##### Task material
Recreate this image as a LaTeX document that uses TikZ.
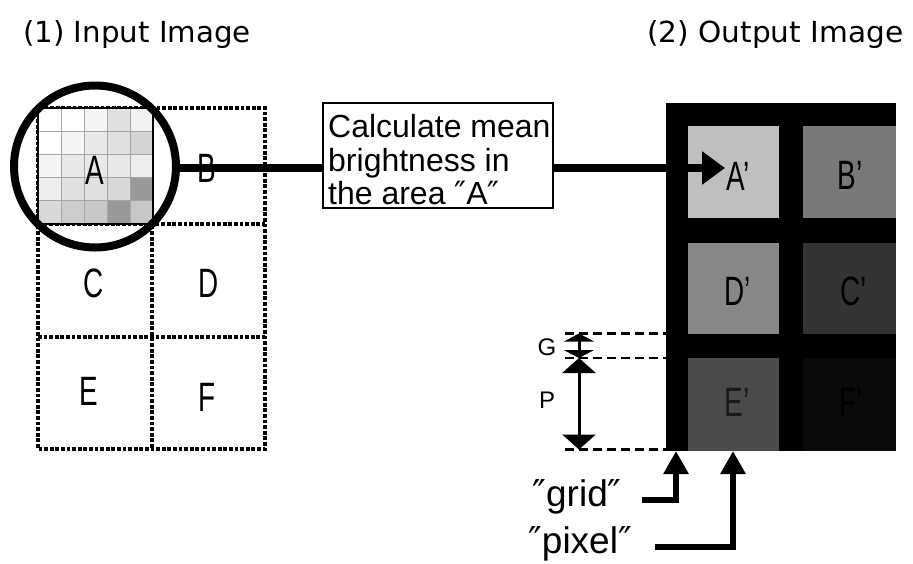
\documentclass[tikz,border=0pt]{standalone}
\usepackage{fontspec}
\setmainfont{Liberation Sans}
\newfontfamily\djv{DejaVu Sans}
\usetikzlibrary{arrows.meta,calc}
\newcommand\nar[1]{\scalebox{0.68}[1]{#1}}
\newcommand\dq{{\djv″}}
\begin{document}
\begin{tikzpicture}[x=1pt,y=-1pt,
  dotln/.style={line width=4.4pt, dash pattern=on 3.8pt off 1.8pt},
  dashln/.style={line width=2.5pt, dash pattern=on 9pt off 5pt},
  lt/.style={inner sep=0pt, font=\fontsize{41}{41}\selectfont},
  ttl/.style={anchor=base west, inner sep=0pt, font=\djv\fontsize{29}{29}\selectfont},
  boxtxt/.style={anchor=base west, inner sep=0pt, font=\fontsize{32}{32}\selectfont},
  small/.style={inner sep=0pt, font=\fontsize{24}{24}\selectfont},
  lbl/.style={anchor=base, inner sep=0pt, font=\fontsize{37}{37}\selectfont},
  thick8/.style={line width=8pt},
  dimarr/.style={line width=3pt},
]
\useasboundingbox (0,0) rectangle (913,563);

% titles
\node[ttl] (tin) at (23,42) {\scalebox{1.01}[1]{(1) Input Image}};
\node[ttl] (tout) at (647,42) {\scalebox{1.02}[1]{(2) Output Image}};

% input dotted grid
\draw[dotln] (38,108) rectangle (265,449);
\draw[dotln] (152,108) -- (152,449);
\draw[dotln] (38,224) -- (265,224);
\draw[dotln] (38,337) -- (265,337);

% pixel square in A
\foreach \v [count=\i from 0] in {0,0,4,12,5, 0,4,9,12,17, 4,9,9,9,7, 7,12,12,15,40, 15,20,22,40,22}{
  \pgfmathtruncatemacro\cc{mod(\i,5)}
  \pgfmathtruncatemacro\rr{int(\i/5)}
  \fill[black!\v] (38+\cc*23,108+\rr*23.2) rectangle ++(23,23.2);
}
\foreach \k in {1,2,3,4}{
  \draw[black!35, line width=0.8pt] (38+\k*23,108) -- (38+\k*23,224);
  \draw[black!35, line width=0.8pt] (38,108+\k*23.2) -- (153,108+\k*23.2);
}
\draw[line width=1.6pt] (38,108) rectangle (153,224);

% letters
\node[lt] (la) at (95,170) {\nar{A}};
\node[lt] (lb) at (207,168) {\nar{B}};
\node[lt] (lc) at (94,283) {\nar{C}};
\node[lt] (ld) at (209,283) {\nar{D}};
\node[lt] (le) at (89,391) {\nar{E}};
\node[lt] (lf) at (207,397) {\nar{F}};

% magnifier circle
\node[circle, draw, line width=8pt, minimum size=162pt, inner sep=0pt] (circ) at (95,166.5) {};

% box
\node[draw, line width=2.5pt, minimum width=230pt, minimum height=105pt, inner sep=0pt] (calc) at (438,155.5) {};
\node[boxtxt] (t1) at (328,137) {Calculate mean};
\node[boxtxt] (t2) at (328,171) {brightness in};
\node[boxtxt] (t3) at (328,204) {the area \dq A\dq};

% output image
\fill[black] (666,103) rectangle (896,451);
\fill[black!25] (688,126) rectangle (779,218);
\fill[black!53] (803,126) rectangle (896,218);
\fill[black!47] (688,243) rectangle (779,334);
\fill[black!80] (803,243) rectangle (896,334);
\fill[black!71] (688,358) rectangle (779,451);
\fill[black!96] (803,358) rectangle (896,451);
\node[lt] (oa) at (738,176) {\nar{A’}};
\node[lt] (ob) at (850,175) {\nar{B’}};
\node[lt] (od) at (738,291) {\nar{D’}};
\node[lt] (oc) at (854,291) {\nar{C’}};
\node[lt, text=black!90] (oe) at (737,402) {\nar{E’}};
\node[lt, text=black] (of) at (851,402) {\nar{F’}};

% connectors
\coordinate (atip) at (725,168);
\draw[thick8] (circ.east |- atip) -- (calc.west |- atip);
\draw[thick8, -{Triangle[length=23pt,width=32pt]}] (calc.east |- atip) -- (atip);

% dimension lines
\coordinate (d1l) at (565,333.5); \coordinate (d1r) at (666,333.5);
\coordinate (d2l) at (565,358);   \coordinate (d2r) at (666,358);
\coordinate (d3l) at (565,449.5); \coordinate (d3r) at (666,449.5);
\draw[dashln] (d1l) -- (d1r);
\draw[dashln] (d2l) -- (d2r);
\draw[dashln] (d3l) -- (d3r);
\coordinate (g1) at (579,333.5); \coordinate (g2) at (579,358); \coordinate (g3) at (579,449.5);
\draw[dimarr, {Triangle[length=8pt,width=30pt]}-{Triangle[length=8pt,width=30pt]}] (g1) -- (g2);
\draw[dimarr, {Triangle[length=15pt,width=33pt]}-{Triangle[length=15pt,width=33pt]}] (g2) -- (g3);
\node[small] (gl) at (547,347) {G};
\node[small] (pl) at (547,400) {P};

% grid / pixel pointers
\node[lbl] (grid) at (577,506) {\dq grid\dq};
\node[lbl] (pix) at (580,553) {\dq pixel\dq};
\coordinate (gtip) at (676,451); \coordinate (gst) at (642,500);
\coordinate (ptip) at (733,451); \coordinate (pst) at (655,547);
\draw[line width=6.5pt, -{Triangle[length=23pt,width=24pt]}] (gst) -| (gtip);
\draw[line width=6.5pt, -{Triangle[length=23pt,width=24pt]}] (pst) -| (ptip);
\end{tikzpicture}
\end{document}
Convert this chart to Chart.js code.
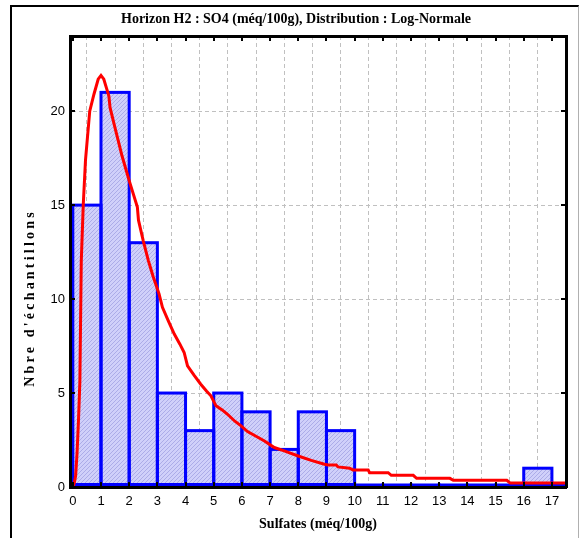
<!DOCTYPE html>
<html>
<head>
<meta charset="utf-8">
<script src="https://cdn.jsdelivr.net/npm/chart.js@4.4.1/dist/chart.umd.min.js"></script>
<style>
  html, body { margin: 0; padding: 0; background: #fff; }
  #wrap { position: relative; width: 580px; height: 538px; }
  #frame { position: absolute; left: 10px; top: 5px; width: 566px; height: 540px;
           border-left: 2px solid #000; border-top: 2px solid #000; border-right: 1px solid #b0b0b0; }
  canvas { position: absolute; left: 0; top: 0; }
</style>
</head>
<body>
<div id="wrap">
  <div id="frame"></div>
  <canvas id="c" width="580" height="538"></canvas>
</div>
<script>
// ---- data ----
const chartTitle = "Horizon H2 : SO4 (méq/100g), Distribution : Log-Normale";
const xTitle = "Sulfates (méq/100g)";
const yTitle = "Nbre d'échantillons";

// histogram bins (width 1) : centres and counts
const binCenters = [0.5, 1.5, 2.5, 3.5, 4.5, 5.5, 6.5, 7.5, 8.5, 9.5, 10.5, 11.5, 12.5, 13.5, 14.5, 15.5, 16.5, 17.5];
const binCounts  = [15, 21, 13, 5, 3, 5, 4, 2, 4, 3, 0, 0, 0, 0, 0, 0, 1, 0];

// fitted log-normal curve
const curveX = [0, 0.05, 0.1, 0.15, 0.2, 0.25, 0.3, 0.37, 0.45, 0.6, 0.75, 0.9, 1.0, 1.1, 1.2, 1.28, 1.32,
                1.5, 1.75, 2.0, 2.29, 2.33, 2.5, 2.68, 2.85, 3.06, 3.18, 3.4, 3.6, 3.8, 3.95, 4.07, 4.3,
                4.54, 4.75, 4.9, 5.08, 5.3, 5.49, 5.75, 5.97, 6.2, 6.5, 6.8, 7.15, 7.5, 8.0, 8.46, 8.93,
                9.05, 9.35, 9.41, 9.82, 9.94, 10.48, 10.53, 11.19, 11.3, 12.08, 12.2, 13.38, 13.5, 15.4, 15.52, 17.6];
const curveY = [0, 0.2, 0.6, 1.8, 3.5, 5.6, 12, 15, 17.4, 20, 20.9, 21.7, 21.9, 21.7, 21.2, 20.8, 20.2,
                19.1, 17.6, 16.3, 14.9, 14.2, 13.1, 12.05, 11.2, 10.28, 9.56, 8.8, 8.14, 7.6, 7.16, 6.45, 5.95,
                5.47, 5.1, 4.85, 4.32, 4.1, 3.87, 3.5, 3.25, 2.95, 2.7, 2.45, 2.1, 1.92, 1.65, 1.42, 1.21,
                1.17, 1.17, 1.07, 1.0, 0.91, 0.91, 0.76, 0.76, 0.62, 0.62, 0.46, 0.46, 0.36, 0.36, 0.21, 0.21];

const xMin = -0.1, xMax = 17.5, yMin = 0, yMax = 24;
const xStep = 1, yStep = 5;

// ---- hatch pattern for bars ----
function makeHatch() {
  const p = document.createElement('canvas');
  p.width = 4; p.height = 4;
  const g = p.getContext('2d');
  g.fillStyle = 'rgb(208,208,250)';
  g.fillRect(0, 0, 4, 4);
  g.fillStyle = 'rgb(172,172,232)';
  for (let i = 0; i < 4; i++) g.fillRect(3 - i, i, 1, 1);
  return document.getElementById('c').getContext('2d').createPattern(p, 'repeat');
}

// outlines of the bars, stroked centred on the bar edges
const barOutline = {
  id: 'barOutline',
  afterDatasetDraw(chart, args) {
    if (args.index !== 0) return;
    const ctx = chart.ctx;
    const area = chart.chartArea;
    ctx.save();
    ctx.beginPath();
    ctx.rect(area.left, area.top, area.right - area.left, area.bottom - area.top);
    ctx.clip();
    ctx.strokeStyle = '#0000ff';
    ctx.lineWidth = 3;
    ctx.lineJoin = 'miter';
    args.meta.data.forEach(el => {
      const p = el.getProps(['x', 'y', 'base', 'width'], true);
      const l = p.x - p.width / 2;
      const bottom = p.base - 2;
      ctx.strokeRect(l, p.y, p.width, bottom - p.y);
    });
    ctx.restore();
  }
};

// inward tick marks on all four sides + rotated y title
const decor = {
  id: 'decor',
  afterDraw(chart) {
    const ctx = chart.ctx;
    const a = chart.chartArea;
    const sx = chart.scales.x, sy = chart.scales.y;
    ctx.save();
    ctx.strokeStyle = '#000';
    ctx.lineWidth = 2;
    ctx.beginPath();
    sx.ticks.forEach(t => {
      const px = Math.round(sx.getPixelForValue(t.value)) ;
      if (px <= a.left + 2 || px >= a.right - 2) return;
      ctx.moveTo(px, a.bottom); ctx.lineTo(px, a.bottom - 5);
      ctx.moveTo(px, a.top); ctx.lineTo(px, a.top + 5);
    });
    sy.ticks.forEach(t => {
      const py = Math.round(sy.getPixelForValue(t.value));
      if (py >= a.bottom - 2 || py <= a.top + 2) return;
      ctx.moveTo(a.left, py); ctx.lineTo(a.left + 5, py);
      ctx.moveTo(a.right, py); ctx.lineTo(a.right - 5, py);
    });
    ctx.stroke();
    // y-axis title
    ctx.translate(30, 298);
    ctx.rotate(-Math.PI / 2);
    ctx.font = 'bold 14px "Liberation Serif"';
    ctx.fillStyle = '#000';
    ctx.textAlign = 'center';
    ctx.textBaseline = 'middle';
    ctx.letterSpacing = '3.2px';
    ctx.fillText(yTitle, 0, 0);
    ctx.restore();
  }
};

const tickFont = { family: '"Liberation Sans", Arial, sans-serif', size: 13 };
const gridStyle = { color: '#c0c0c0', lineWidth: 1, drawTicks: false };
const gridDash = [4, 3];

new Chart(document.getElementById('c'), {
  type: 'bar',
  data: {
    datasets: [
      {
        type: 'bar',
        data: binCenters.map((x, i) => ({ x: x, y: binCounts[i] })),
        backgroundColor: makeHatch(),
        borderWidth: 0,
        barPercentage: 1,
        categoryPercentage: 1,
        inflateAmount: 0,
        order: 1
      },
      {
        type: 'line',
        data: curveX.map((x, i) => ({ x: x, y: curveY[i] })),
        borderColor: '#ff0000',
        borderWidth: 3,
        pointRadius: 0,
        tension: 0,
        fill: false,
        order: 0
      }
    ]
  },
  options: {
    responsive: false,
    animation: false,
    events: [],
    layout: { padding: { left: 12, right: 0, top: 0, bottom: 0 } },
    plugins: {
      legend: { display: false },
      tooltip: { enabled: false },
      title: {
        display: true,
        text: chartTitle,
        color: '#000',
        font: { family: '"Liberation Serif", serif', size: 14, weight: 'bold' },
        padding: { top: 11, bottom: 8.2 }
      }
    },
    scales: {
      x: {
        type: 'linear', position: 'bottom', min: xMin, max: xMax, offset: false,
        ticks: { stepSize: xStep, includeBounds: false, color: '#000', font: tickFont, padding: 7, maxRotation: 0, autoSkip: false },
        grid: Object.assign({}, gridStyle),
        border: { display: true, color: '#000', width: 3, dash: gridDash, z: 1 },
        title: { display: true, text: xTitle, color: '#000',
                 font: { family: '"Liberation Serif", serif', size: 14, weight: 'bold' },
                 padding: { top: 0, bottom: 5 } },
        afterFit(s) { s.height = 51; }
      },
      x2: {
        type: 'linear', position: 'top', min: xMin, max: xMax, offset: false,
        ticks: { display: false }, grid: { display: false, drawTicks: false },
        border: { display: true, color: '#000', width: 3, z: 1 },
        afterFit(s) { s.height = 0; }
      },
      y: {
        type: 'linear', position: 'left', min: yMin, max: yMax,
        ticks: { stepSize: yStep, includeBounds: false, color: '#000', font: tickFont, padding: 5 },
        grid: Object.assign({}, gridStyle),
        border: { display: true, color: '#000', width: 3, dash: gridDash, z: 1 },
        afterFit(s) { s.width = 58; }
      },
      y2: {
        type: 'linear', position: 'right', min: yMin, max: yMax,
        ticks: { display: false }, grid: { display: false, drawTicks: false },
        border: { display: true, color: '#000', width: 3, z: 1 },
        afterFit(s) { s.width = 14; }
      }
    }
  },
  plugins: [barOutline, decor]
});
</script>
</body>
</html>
##########
◆ Task: Scan the listing above and copy all lines containing the word "this".

◆ The completed task:
Recreate this image as a LaTeX document that uses TikZ.
Convert this chart to Chart.js code.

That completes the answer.